Historically, leprosy patients were ostracized by people in their communities, who were fearful because the disease was incurable and falsely thought to be highly infectious. Various health authorities estimate that there are 200,000 people in China today who have recovered from leprosy, but the majority remain disabled, with conditions ranging from blindness to amputated fingers, arms and legs.
Caused by a bacterium, leprosy is passed via respiratory droplets among people in close and prolonged contact. Such transmission is rare, as 95 percent of people are naturally immune.
Leprosy affects the skin, mucous membranes, peripheral nerves and eyes. With early diagnosis and treatment, however, the disease leaves no traces. There are about 3,500 active cases today, but a lack of reporting due to the social stigma remains a big challenge today. In remote areas, sufferers are still spurned by their families and continue to live in isolated communities with others with the disease.
Lacking medical knowledge, most leprosy patients don't know how to cure the disease, Diarra says. Some of them try to stitch the broken skin that has dried up and split, but that just makes the condition worse. Diarra says sufferers should moisten the body with clean water or cream as much as they can.
"Leprosy destroys peripheral nerves so that patients won't feel any injury," he says. "One patient didn't realize his calf had been burnt until his wife saw that a piece of flesh was already gone."
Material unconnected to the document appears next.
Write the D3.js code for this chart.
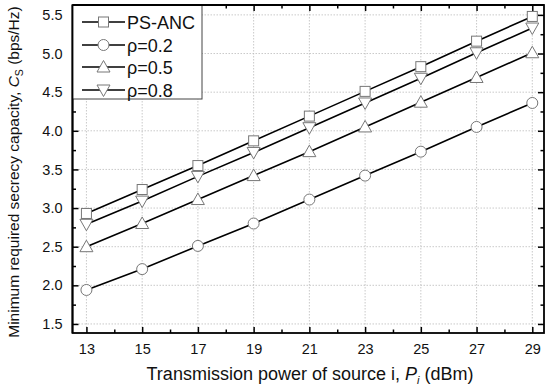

People are often afraid to approach leprosy cases, but as long as the patient is taking the proper medicine, the disease won't be infectious within one week, Diarra says.
Last March while on a train bound for Wuhan, capital of Hubei province, Diarra heard a loudspeaker announcement asking for a doctor to help a diarrhea-stricken child. The doctor leaped to his feet and quickly went to work with his silver acupuncture needles on the 11-year-old boy, who was suffering sudden fever and convulsions. Immediately, the boy stopped cramping. "That is the magic of TCM," Diarra says.
Yang Mei, who married Diarra in 2001, says each of his weekly journeys means perils in precipitous areas in Yunnan. Several years ago, Diarra transported a vehicle of medicine to a secluded village in Yuanyang county in Honghe prefecture. The rain, trifling as it had appeared in the morning, started to pour down and trapped his car on a mountain slope, tilting the vehicle 45 degrees. Landslides worsened the situation, cutting the highways into interrupted sections. The volunteers were frightened and got out of the car to flee to safety. Local officials were ushering them at the other end of the road.
"As a wife, I hope he comes home safe every day. But I also know he loves to cure the patients, give them medicines, and help them build houses," Yang says.
In September 2012, Diarra rushed his old jeep to quake-hit Yiliang county in northeastern Yunnan with some relief supplies, using his rich experience driving rugged roads in mountainous areas. One old villager asked Diarra where he was from, and he joked that his black skin was sunburnt in the region.
His cheerful enthusiasm has won him much love. The villagers and volunteers celebrated his birthday with moon cakes and eggs. "Yunnan is a beautiful place and also diverse in landscape and cultures. The smile on people's faces encourages me to go on," he says.
Over the past 20 years, Diarra has mastered Mandarin like a native speaker and also picked up a dozen dialects such as the one widely spoken in Yunnan. In addition, he says his love of Chinese food make him much like other expats in the country.
"The time in Sichuan and Yunnan has trained me to get used to spicy food, especially in Yunnan where hundreds of 'weird' foods are served to guests. Some of them are not my favorite, but I like to try," Diarra says, displaying his white teeth in a big grin.